== Short problem ==
Using the material below, print the line that contains "Clone this chart in matplotlib.", the line that contains "ax = fig.add_axes([77", and every line in between, exactly and nothing else.

======== Excerpted data

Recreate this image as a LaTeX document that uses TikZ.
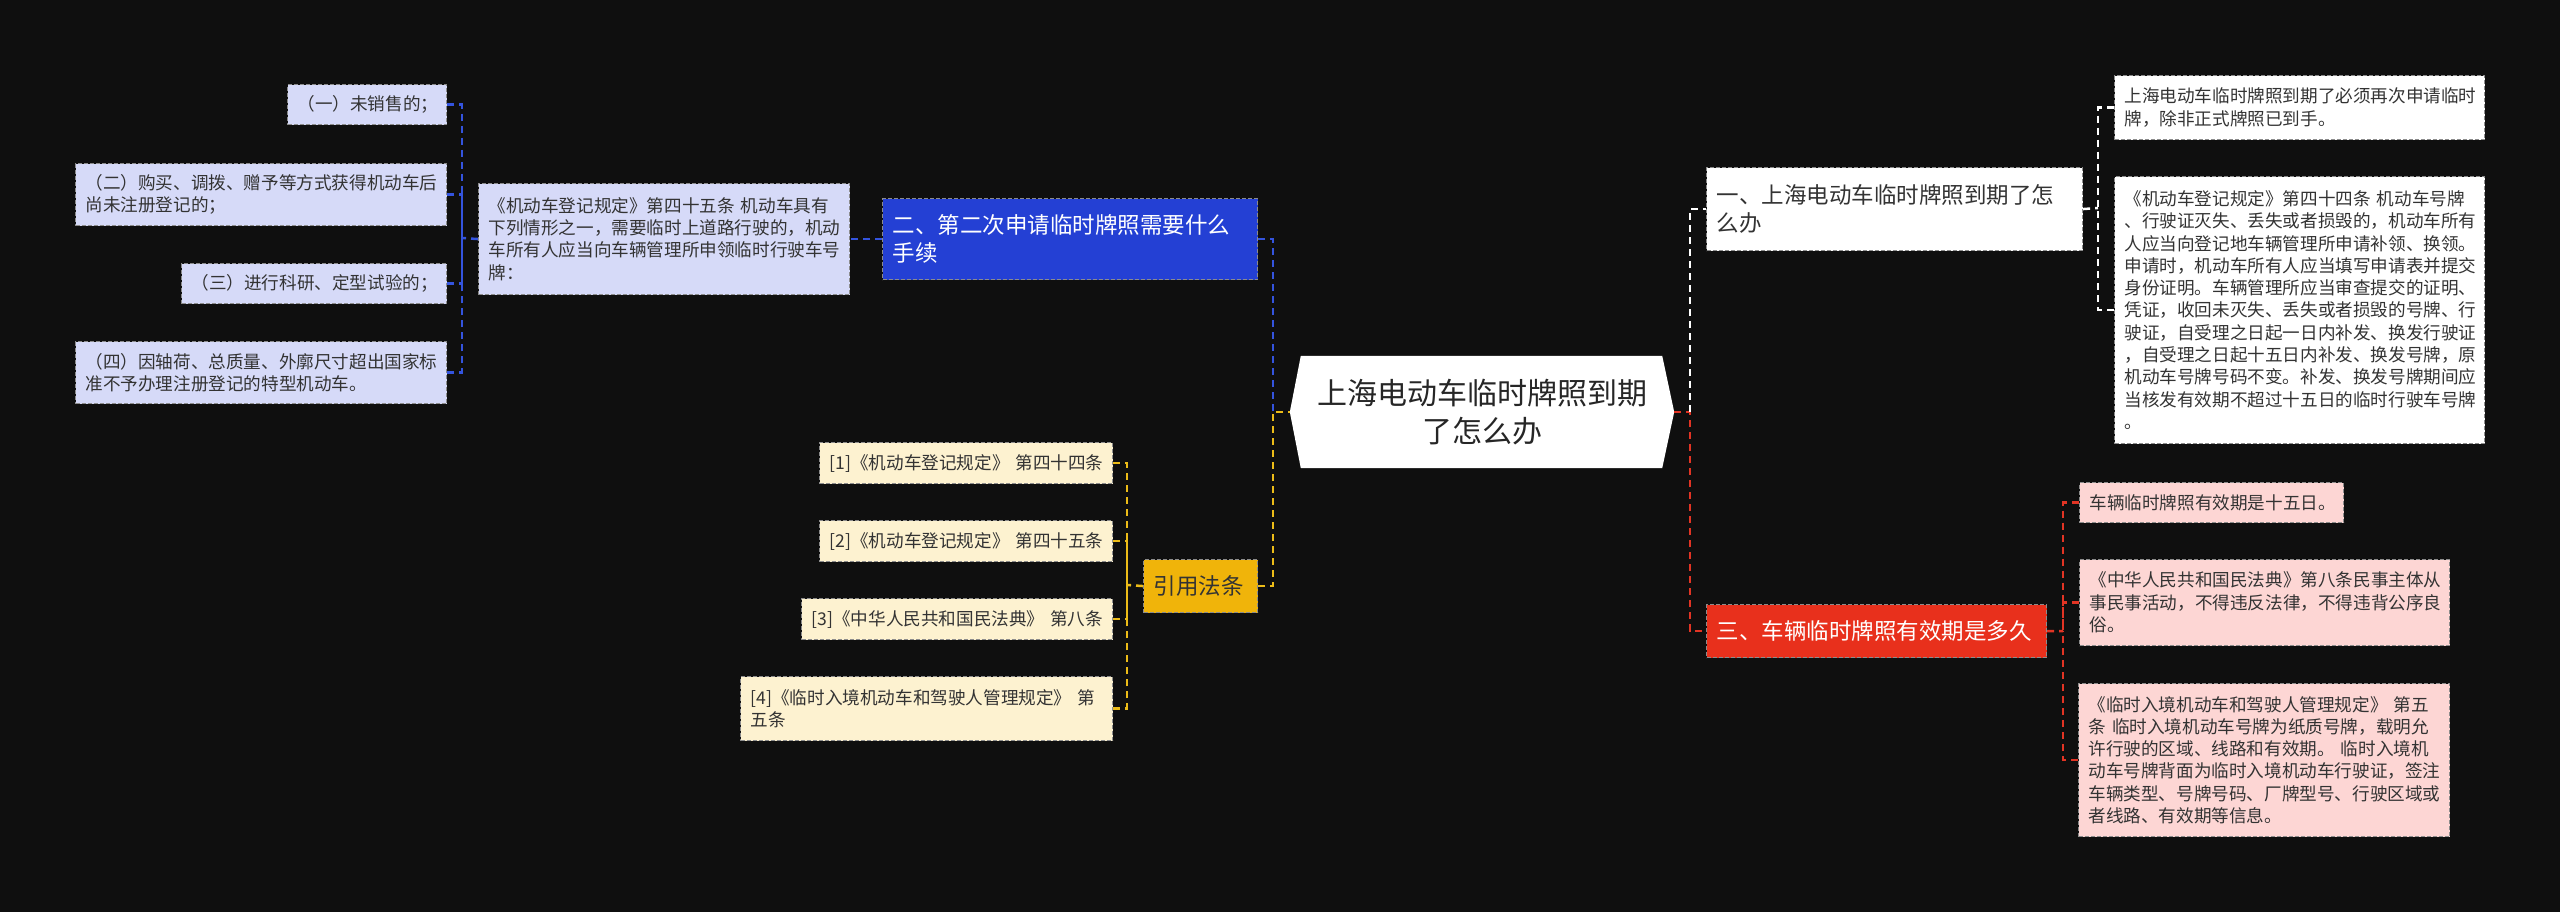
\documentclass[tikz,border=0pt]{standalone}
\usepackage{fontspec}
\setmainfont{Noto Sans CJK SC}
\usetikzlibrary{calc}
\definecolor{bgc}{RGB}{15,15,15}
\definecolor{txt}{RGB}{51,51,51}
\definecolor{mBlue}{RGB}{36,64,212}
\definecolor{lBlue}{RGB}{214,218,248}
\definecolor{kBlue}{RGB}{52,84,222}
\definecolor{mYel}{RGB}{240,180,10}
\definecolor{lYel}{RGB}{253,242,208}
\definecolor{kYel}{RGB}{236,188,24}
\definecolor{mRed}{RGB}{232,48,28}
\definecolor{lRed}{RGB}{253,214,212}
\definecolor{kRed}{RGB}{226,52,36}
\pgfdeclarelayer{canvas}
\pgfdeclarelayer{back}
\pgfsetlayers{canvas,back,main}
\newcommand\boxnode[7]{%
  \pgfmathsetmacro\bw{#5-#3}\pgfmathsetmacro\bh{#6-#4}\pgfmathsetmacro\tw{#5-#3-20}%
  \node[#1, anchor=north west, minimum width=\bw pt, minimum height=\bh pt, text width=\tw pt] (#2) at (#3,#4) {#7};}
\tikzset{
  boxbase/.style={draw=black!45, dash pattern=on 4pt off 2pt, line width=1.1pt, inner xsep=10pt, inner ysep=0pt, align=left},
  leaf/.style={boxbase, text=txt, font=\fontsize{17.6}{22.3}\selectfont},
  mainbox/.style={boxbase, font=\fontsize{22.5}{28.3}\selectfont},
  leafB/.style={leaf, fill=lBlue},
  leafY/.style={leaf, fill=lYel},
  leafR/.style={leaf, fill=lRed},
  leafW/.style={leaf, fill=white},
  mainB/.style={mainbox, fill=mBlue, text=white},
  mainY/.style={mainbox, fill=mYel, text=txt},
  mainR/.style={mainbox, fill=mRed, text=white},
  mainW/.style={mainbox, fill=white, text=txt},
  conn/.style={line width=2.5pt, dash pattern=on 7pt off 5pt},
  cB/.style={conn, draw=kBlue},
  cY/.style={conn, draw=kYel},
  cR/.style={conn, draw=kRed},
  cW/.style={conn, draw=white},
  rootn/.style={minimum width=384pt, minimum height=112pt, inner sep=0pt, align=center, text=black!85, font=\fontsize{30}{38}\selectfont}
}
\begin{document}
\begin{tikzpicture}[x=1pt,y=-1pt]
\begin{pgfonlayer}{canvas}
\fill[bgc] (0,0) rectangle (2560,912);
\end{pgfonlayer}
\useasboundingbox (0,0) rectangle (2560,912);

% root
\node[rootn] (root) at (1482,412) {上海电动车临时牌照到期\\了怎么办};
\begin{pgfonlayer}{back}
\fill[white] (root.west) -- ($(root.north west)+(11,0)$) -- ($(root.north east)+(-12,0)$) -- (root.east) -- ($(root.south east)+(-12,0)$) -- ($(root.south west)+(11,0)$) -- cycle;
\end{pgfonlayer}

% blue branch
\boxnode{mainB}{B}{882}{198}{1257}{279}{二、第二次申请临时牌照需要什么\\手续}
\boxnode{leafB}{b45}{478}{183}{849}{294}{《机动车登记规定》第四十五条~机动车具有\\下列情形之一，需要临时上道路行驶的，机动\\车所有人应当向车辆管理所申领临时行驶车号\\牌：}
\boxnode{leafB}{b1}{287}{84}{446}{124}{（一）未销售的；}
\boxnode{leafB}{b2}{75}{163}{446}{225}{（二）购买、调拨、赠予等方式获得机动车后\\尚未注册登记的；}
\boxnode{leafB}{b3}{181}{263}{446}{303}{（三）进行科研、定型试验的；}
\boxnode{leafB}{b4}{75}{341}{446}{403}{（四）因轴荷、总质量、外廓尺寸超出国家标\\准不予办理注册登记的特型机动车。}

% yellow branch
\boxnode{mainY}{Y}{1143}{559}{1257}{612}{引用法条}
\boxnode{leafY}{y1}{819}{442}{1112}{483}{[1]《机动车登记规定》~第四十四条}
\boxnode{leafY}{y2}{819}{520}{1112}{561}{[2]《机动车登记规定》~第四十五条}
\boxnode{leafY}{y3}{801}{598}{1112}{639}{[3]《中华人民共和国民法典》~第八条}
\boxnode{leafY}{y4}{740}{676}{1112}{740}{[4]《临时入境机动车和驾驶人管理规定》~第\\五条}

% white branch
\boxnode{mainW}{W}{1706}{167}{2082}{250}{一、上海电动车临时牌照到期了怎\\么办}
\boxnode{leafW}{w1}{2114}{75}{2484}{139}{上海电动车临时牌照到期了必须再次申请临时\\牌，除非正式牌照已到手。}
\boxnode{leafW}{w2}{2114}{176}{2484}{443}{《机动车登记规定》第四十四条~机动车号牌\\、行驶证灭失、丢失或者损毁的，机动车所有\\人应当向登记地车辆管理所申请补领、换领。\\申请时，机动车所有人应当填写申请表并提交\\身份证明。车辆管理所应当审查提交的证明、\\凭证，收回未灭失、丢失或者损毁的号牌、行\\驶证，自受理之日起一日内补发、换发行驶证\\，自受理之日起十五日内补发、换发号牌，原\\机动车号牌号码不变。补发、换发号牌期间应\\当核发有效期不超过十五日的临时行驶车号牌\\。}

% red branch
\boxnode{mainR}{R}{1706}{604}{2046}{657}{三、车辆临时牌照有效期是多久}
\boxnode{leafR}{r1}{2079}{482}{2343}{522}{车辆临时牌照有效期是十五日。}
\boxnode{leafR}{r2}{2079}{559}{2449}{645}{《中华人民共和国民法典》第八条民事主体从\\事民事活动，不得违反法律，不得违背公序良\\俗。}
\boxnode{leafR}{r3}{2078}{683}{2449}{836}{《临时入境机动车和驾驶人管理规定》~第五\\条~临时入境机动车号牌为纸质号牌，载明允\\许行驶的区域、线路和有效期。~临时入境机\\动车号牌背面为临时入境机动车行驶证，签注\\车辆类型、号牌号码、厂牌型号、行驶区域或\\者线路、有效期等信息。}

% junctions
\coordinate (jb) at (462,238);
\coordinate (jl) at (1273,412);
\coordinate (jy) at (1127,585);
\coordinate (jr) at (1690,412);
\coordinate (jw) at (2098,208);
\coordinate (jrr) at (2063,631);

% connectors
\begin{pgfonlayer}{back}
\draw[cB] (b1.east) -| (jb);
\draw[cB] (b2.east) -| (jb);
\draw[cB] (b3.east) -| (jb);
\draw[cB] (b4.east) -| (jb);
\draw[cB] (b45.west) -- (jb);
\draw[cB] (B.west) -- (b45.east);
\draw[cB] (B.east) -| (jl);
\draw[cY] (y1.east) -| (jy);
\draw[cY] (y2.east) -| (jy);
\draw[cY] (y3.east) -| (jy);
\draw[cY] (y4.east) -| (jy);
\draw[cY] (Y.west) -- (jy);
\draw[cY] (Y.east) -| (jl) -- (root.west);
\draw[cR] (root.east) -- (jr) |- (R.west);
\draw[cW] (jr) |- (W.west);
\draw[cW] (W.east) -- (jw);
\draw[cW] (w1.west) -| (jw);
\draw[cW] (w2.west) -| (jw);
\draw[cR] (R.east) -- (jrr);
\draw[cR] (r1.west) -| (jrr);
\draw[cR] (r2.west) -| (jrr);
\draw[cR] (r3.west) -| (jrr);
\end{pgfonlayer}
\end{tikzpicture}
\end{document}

================
======== Excerpted data

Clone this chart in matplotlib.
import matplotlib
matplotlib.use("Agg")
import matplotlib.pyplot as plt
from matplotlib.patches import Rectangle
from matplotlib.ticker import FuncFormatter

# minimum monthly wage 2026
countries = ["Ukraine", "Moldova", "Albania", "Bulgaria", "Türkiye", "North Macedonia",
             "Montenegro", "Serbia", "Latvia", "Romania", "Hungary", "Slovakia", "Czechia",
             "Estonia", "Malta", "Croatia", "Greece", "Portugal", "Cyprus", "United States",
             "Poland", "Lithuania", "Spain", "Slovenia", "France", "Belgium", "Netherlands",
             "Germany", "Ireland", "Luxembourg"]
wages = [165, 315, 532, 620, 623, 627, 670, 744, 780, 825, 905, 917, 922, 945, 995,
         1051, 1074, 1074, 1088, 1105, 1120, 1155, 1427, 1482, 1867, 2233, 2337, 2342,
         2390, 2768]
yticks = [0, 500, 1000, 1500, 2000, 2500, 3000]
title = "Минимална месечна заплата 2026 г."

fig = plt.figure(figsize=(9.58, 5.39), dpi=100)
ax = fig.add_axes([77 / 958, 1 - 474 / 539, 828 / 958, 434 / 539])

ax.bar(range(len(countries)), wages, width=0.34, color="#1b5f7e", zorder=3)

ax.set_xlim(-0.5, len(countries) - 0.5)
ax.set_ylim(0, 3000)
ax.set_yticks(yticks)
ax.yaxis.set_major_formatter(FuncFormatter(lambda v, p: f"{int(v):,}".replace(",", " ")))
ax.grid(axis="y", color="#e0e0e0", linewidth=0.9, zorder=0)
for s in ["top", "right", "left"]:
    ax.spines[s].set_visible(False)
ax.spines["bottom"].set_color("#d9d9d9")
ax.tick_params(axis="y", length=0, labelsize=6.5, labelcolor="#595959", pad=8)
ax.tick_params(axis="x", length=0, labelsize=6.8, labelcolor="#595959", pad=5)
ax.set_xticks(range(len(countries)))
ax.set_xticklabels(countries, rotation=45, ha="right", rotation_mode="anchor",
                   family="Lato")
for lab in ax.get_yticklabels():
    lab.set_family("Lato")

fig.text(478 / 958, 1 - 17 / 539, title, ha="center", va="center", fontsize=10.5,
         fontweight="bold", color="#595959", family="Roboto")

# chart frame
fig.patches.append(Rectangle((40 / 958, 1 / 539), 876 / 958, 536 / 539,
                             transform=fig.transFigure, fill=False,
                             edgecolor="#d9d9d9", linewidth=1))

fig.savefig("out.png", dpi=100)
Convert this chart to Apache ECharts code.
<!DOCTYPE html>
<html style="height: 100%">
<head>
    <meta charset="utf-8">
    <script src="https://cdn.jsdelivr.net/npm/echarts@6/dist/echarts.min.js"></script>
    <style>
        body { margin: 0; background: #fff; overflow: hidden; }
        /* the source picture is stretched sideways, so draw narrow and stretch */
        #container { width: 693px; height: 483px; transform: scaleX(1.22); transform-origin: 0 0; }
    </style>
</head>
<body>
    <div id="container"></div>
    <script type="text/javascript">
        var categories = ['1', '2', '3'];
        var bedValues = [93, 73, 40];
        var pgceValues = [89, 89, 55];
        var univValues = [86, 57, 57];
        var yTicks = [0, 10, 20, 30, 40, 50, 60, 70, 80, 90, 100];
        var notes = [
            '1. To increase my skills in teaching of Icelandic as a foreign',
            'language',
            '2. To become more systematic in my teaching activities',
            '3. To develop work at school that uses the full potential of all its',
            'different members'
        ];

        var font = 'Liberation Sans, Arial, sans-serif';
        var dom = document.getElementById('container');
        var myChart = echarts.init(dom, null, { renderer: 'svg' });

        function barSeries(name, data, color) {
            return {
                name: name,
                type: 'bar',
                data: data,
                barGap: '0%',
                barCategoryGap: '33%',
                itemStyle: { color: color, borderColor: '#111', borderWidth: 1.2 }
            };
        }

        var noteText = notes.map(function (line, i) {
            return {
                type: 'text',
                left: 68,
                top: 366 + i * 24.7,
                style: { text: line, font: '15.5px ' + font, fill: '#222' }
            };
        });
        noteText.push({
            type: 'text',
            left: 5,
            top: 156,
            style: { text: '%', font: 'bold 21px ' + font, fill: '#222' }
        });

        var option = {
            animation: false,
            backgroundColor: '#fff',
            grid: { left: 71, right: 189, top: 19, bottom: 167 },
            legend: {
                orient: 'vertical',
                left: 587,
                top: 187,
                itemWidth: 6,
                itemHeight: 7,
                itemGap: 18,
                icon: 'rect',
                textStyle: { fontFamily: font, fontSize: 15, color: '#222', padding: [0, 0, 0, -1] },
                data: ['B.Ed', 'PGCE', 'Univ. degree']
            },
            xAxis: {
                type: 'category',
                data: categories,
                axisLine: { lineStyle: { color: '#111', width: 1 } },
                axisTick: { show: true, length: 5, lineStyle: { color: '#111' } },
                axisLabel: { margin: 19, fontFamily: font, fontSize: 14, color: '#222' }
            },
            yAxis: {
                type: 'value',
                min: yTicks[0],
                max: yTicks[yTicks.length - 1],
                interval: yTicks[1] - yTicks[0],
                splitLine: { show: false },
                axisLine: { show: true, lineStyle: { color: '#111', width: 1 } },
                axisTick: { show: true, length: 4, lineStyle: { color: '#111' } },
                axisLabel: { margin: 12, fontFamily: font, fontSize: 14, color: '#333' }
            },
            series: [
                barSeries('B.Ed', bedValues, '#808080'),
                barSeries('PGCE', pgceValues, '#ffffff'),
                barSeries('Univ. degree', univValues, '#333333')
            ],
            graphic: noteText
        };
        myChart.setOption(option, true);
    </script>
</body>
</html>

================

== Written solution ==
Clone this chart in matplotlib.
import matplotlib
matplotlib.use("Agg")
import matplotlib.pyplot as plt
from matplotlib.patches import Rectangle
from matplotlib.ticker import FuncFormatter

# minimum monthly wage 2026
countries = ["Ukraine", "Moldova", "Albania", "Bulgaria", "Türkiye", "North Macedonia",
             "Montenegro", "Serbia", "Latvia", "Romania", "Hungary", "Slovakia", "Czechia",
             "Estonia", "Malta", "Croatia", "Greece", "Portugal", "Cyprus", "United States",
             "Poland", "Lithuania", "Spain", "Slovenia", "France", "Belgium", "Netherlands",
             "Germany", "Ireland", "Luxembourg"]
wages = [165, 315, 532, 620, 623, 627, 670, 744, 780, 825, 905, 917, 922, 945, 995,
         1051, 1074, 1074, 1088, 1105, 1120, 1155, 1427, 1482, 1867, 2233, 2337, 2342,
         2390, 2768]
yticks = [0, 500, 1000, 1500, 2000, 2500, 3000]
title = "Минимална месечна заплата 2026 г."

fig = plt.figure(figsize=(9.58, 5.39), dpi=100)
ax = fig.add_axes([77 / 958, 1 - 474 / 539, 828 / 958, 434 / 539])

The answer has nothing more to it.